**TO BE DONE:** Leave out every picture, then transcribe the rest of the listing exactly.

**STORED DATA:**
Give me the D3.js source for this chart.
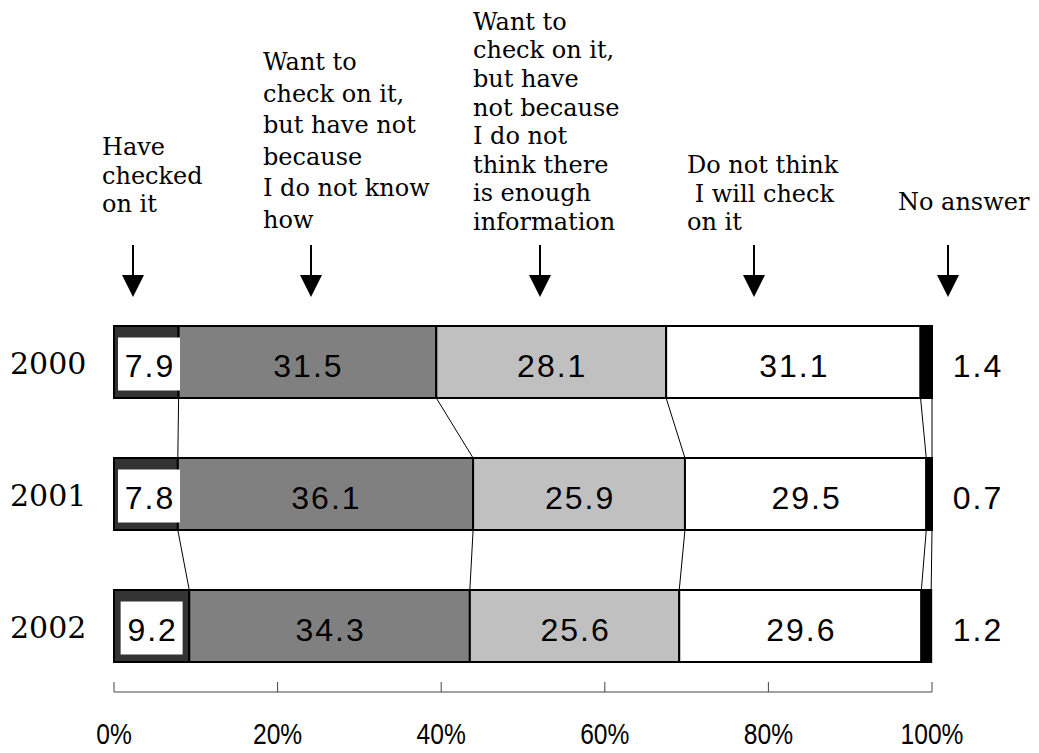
<!DOCTYPE html>
<html>
<head>
<meta charset="utf-8">
<script src="https://cdn.jsdelivr.net/npm/d3@7"></script>
<style>
  body { margin: 0; background: #fff; }
  svg { display: block; }
  .cat { font-family: "DejaVu Serif", serif; font-size: 24px; fill: #000; }
  .year { font-family: "DejaVu Serif", serif; font-size: 30px; fill: #000; }
  .num { font-family: "Liberation Sans", Arial, sans-serif; font-size: 32px; letter-spacing: 2px; fill: #000; }
  .tick-lbl { font-family: "Liberation Sans", Arial, sans-serif; font-size: 30px; fill: #000; }
</style>
</head>
<body>
<svg id="chart" width="1039" height="753"></svg>
<script>
// data
var years = ["2000", "2001", "2002"]
var categories = ["checked", "dontKnowHow", "notEnoughInfo", "wontCheck", "noAnswer"]
var checked       = [7.9, 7.8, 9.2]
var dontKnowHow   = [31.5, 36.1, 34.3]
var notEnoughInfo = [28.1, 25.9, 25.6]
var wontCheck     = [31.1, 29.5, 29.6]
var noAnswer      = [1.4, 0.7, 1.2]
var tickValues = [0, 20, 40, 60, 80, 100]

var catLabels = [
  ["Have", "checked", "on it"],
  ["Want to", "check on it,", "but have not", "because", "I do not know", "how"],
  ["Want to", "check on it,", "but have", "not because", "I do not", "think there", "is enough", "information"],
  ["Do not think", "\u00a0I will check", "on it"],
  ["No answer"]
]

// where the heading blocks and arrows sit (layout, not data)
var heads = [
  {x: 102, last: 212, lh: 28.5, ax: 133},
  {x: 263, last: 228, lh: 31.6, ax: 311},
  {x: 473, last: 230, lh: 28.6, ax: 540},
  {x: 687, last: 230, lh: 28.5, ax: 754},
  {x: 898, last: 210, lh: 28.5, ax: 948}
]
var fills = ["#333333", "#808080", "#c0c0c0", "#ffffff", "#000000"]

var series = [checked, dontKnowHow, notEnoughInfo, wontCheck, noAnswer]
var rows = years.map(function(y, i){
  var r = {year: y}
  categories.forEach(function(c, k){ r[c] = series[k][i] })
  return r
})

var svg = d3.select("#chart")
var x = d3.scaleLinear().domain([0, 100]).range([114, 932])
var y = d3.scaleBand().domain(years).range([296, 692])
  .paddingInner(60/132).paddingOuter(30/132)

var stacked = d3.stack().keys(categories)(rows)

// connector lines between bars
var conn = svg.append("g")
for(var i = 0; i < years.length - 1; i++){
  stacked.forEach(function(layer){
    conn.append("line")
      .attr("x1", x(layer[i][1])).attr("y1", y(years[i]) + y.bandwidth())
      .attr("x2", x(layer[i+1][1])).attr("y2", y(years[i+1]))
      .attr("stroke", "#000").attr("stroke-width", 1)
  })
}

// bars
var layers = svg.append("g").selectAll("g")
  .data(stacked).enter().append("g")
    .attr("fill", function(d, k){ return fills[k] })

layers.selectAll("rect")
  .data(function(d){ return d }).enter()
  .append("rect")
    .attr("x", function(d){ return x(d[0]) })
    .attr("y", function(d){ return y(d.data.year) })
    .attr("width", function(d){ return x(d[1]) - x(d[0]) })
    .attr("height", y.bandwidth())
    .attr("stroke", "#000")
    .attr("stroke-width", 2)

// value labels
stacked.forEach(function(layer, k){
  layer.forEach(function(d){
    var cy = y(d.data.year) + y.bandwidth()/2
    var v = d.data[layer.key]
    var cx
    if(k == 0){
      var bw = 62, bh = 53
      cx = Math.max((x(d[0]) + x(d[1]))/2, x(d[0]) + 4 + bw/2)
      svg.append("rect")
        .attr("x", cx - bw/2).attr("y", cy + 2 - bh/2)
        .attr("width", bw).attr("height", bh)
        .attr("fill", "#fff")
    }
    else if(k == categories.length - 1){
      cx = 977
    }
    else cx = (x(d[0]) + x(d[1]))/2
    svg.append("text")
      .attr("class", "num")
      .attr("x", cx + 1).attr("y", cy + 15)
      .attr("text-anchor", "middle")
      .text(v.toFixed(1))
  })
})

// year labels
svg.append("g").selectAll("text")
  .data(years).enter().append("text")
    .attr("class", "year")
    .attr("x", 10)
    .attr("y", function(d){ return y(d) + y.bandwidth()/2 + 12 })
    .text(function(d){ return d })

// heading blocks
catLabels.forEach(function(lines, k){
  var h = heads[k]
  var t = svg.append("text").attr("class", "cat")
  lines.forEach(function(s, j){
    t.append("tspan")
      .attr("x", h.x)
      .attr("y", h.last - (lines.length - 1 - j) * h.lh)
      .text(s)
  })
  // arrow
  svg.append("line")
    .attr("x1", h.ax).attr("x2", h.ax)
    .attr("y1", 245).attr("y2", 280)
    .attr("stroke", "#000").attr("stroke-width", 2)
  svg.append("path")
    .attr("d", "M" + (h.ax - 11) + ",275L" + (h.ax + 11) + ",275L" + h.ax + ",297Z")
    .attr("fill", "#000")
})

// axis
var axis = svg.append("g")
axis.append("line")
  .attr("x1", x(0)).attr("x2", x(100))
  .attr("y1", 692).attr("y2", 692)
  .attr("stroke", "#444").attr("stroke-width", 1)
axis.selectAll(".tk")
  .data(tickValues).enter().append("line")
    .attr("x1", function(d){ return x(d) }).attr("x2", function(d){ return x(d) })
    .attr("y1", 682).attr("y2", 692)
    .attr("stroke", "#444").attr("stroke-width", 1)
axis.selectAll(".tick-lbl")
  .data(tickValues).enter().append("text")
    .attr("class", "tick-lbl")
    .attr("transform", function(d){ return "translate(" + x(d) + ",744) scale(0.82,1)" })
    .attr("text-anchor", "middle")
    .text(function(d){ return d + "%" })
</script>
</body>
</html>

**RESPONSE:**
Give me the D3.js source for this chart.
<!DOCTYPE html>
<html>
<head>
<meta charset="utf-8">
<script src="https://cdn.jsdelivr.net/npm/d3@7"></script>
<style>
  body { margin: 0; background: #fff; }
  svg { display: block; }
  .cat { font-family: "DejaVu Serif", serif; font-size: 24px; fill: #000; }
  .year { font-family: "DejaVu Serif", serif; font-size: 30px; fill: #000; }
  .num { font-family: "Liberation Sans", Arial, sans-serif; font-size: 32px; letter-spacing: 2px; fill: #000; }
  .tick-lbl { font-family: "Liberation Sans", Arial, sans-serif; font-size: 30px; fill: #000; }
</style>
</head>
<body>
<svg id="chart" width="1039" height="753"></svg>
<script>
// data
var years = ["2000", "2001", "2002"]
var categories = ["checked", "dontKnowHow", "notEnoughInfo", "wontCheck", "noAnswer"]
var checked       = [7.9, 7.8, 9.2]
var dontKnowHow   = [31.5, 36.1, 34.3]
var notEnoughInfo = [28.1, 25.9, 25.6]
var wontCheck     = [31.1, 29.5, 29.6]
var noAnswer      = [1.4, 0.7, 1.2]
var tickValues = [0, 20, 40, 60, 80, 100]

var catLabels = [
  ["Have", "checked", "on it"],
  ["Want to", "check on it,", "but have not", "because", "I do not know", "how"],
  ["Want to", "check on it,", "but have", "not because", "I do not", "think there", "is enough", "information"],
  ["Do not think", "\u00a0I will check", "on it"],
  ["No answer"]
]

// where the heading blocks and arrows sit (layout, not data)
var heads = [
  {x: 102, last: 212, lh: 28.5, ax: 133},
  {x: 263, last: 228, lh: 31.6, ax: 311},
  {x: 473, last: 230, lh: 28.6, ax: 540},
  {x: 687, last: 230, lh: 28.5, ax: 754},
  {x: 898, last: 210, lh: 28.5, ax: 948}
]
var fills = ["#333333", "#808080", "#c0c0c0", "#ffffff", "#000000"]

var series = [checked, dontKnowHow, notEnoughInfo, wontCheck, noAnswer]
var rows = years.map(function(y, i){
  var r = {year: y}
  categories.forEach(function(c, k){ r[c] = series[k][i] })
  return r
})

var svg = d3.select("#chart")
var x = d3.scaleLinear().domain([0, 100]).range([114, 932])
var y = d3.scaleBand().domain(years).range([296, 692])
  .paddingInner(60/132).paddingOuter(30/132)

var stacked = d3.stack().keys(categories)(rows)

// connector lines between bars
var conn = svg.append("g")
for(var i = 0; i < years.length - 1; i++){
  stacked.forEach(function(layer){
    conn.append("line")
      .attr("x1", x(layer[i][1])).attr("y1", y(years[i]) + y.bandwidth())
      .attr("x2", x(layer[i+1][1])).attr("y2", y(years[i+1]))
      .attr("stroke", "#000").attr("stroke-width", 1)
  })
}

// bars
var layers = svg.append("g").selectAll("g")
  .data(stacked).enter().append("g")
    .attr("fill", function(d, k){ return fills[k] })

layers.selectAll("rect")
  .data(function(d){ return d }).enter()
  .append("rect")
    .attr("x", function(d){ return x(d[0]) })
    .attr("y", function(d){ return y(d.data.year) })
    .attr("width", function(d){ return x(d[1]) - x(d[0]) })
    .attr("height", y.bandwidth())
    .attr("stroke", "#000")
    .attr("stroke-width", 2)

// value labels
stacked.forEach(function(layer, k){
  layer.forEach(function(d){
    var cy = y(d.data.year) + y.bandwidth()/2
    var v = d.data[layer.key]
    var cx
    if(k == 0){
      var bw = 62, bh = 53
      cx = Math.max((x(d[0]) + x(d[1]))/2, x(d[0]) + 4 + bw/2)
      svg.append("rect")
        .attr("x", cx - bw/2).attr("y", cy + 2 - bh/2)
        .attr("width", bw).attr("height", bh)
        .attr("fill", "#fff")
    }
    else if(k == categories.length - 1){
      cx = 977
    }
    else cx = (x(d[0]) + x(d[1]))/2
    svg.append("text")
      .attr("class", "num")
      .attr("x", cx + 1).attr("y", cy + 15)
      .attr("text-anchor", "middle")
      .text(v.toFixed(1))
  })
})

// year labels
svg.append("g").selectAll("text")
  .data(years).enter().append("text")
    .attr("class", "year")
    .attr("x", 10)
    .attr("y", function(d){ return y(d) + y.bandwidth()/2 + 12 })
    .text(function(d){ return d })

// heading blocks
catLabels.forEach(function(lines, k){
  var h = heads[k]
  var t = svg.append("text").attr("class", "cat")
  lines.forEach(function(s, j){
    t.append("tspan")
      .attr("x", h.x)
      .attr("y", h.last - (lines.length - 1 - j) * h.lh)
      .text(s)
  })
  // arrow
  svg.append("line")
    .attr("x1", h.ax).attr("x2", h.ax)
    .attr("y1", 245).attr("y2", 280)
    .attr("stroke", "#000").attr("stroke-width", 2)
  svg.append("path")
    .attr("d", "M" + (h.ax - 11) + ",275L" + (h.ax + 11) + ",275L" + h.ax + ",297Z")
    .attr("fill", "#000")
})

// axis
var axis = svg.append("g")
axis.append("line")
  .attr("x1", x(0)).attr("x2", x(100))
  .attr("y1", 692).attr("y2", 692)
  .attr("stroke", "#444").attr("stroke-width", 1)
axis.selectAll(".tk")
  .data(tickValues).enter().append("line")
    .attr("x1", function(d){ return x(d) }).attr("x2", function(d){ return x(d) })
    .attr("y1", 682).attr("y2", 692)
    .attr("stroke", "#444").attr("stroke-width", 1)
axis.selectAll(".tick-lbl")
  .data(tickValues).enter().append("text")
    .attr("class", "tick-lbl")
    .attr("transform", function(d){ return "translate(" + x(d) + ",744) scale(0.82,1)" })
    .attr("text-anchor", "middle")
    .text(function(d){ return d + "%" })
</script>
</body>
</html>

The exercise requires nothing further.